In its research, one thing Freddie has found is that these validations may get redundantly applied at the same time as traditional processes that don’t account for the new method, undermining the savings and discouraging usage, said Kevin Kauffman, the GSE’s head of client engagement.

He cited the example of a loan in which the digital verification that should have sufficed was utilized, but a traditional prompt in the origination system resulted in redundant request for pay stub information.
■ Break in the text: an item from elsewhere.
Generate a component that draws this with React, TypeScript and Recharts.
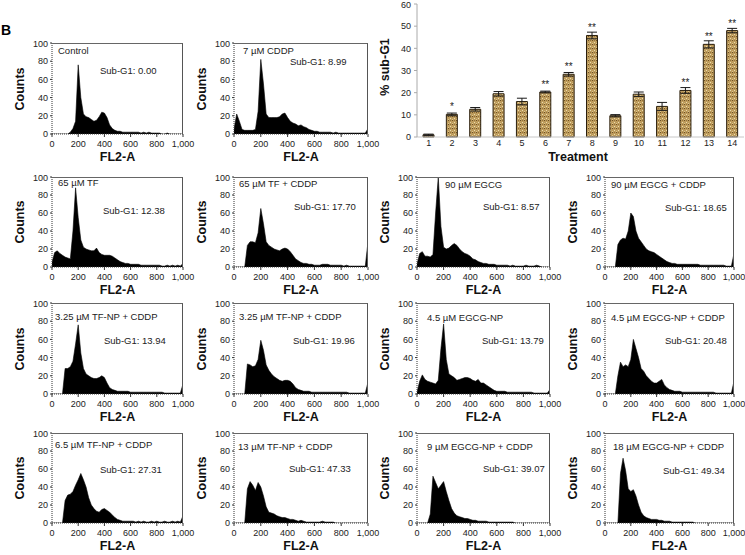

Even if this does not involve a fee, it adds to processing time.

Freddie Mac’s work with Intercontinental Exchange’s mortgage technology division on data quality initiatives could help address such issues.
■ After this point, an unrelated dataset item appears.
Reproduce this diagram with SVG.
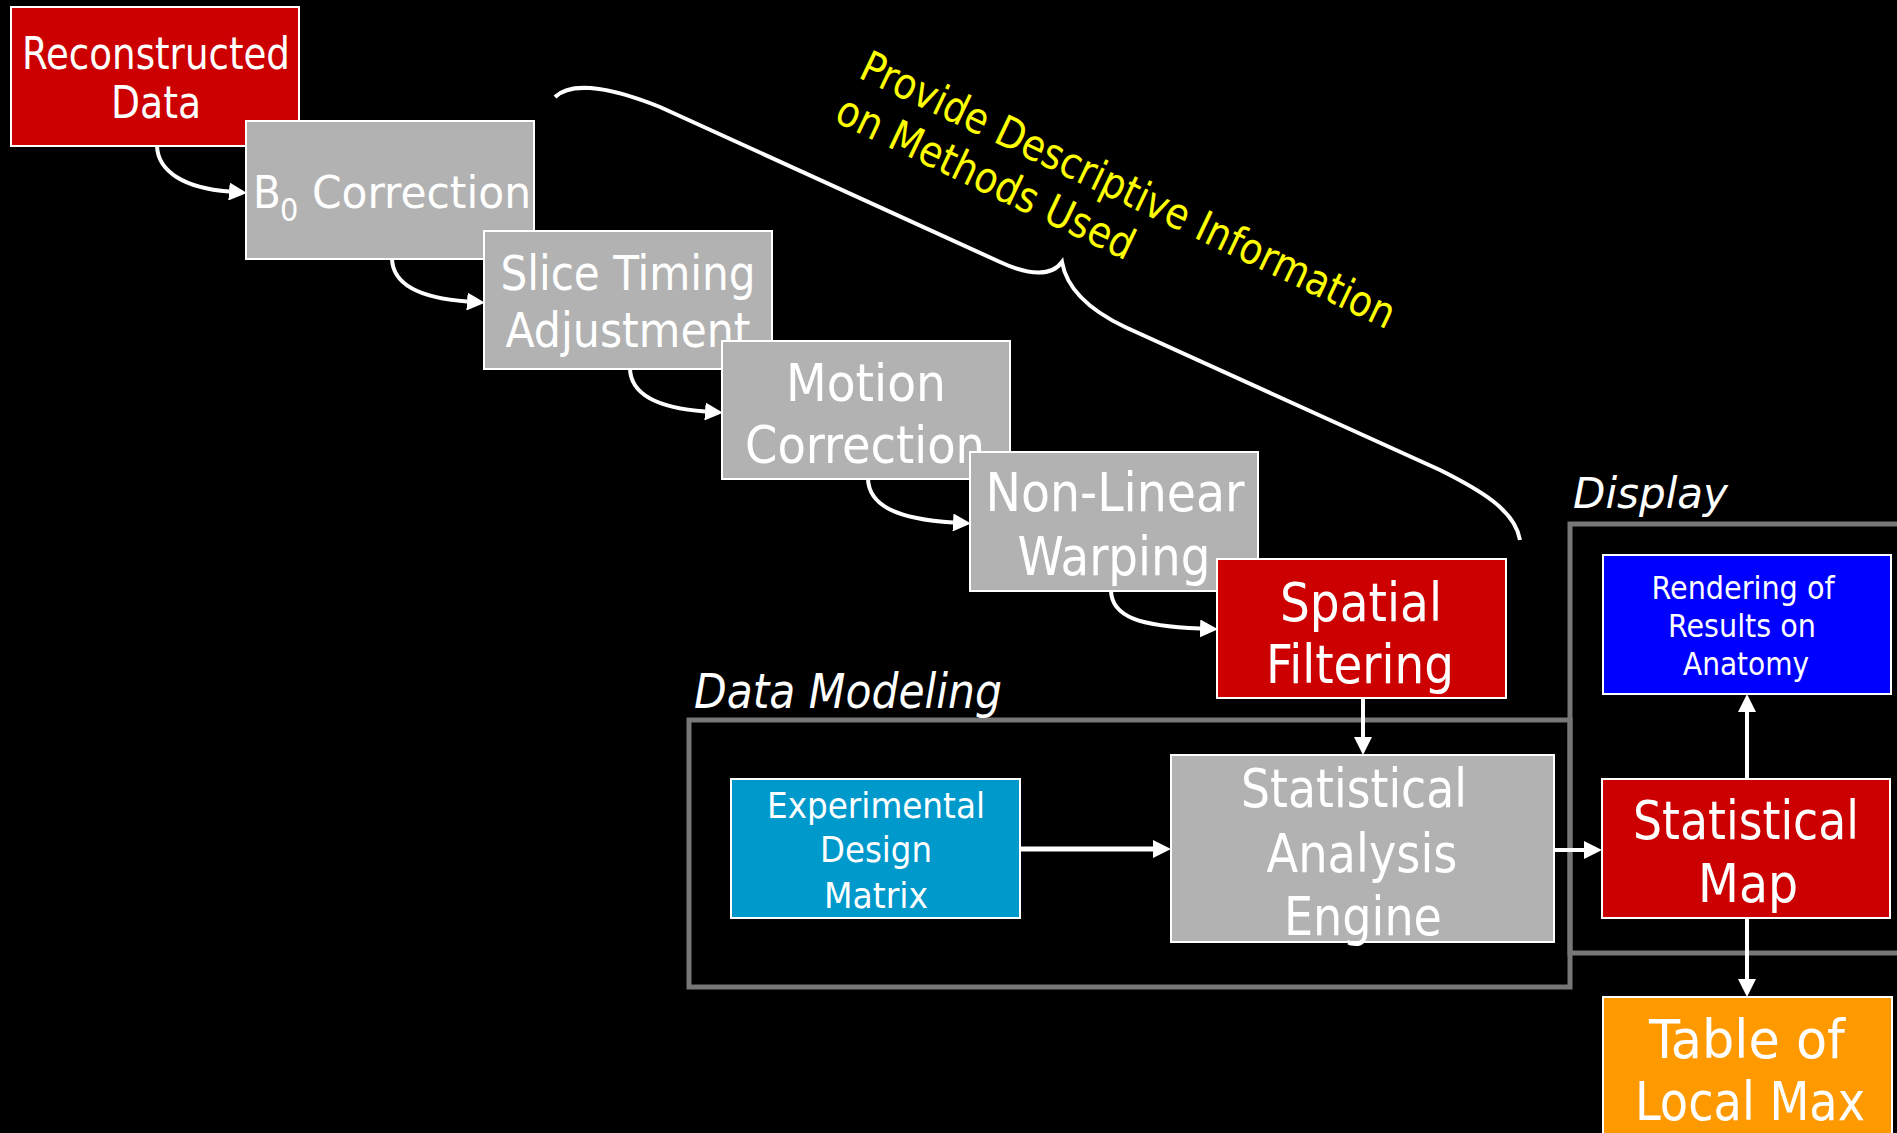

However, there also are hurdles at the lender level that can stand in the way of more upfront data integrity and cost savings, he said, noting that staff at mortgage companies also need to help guide borrowers in new processes that often are consumer permissioned, but may not.

“You can’t just send a borrower the application, you have to coach them through certain things,” Kauffman said, noting that he finds that loan officer buy-in to this varies and sometimes there is LO resistance standing in the way of lender reduction of buyback risk and savings.

Freddie Mac’s findings dovetailed with those of the newly-merged Stratmor Group and Teraverde, which also suggest resistance to a new dynamic in origination and loan sales is an impediment to the most cost-effective use of this and other technology.

Rethinking the role technology plays in customer satisfaction and repeat business or referrals when analyzing costs and revenue may be part of the answer, said Garth Graham, a senior partner at Stratmor, in an interview.

Consumer surveys Stratmor has done show when it comes to the question of lender choice, “90% of it is driven by some level of customer experience,” Graham said, noting that this extends throughout the organization from sales to broader lender operations.

Although Realtor referrals are the largest piece of that (26%), which is interesting in light of changes that industry may be undergoing, the rest is in the lender’s control. For customer loyalty and advocacy, process accounts for 83% and the LO relationship 17%, Stratmor found.

Metrics around things like customer satisfaction scores and efficiency some consumer finance companies have used to analyze performance and determine compensation for fulfillment positions can be extended to loan officers to motivate change, he said.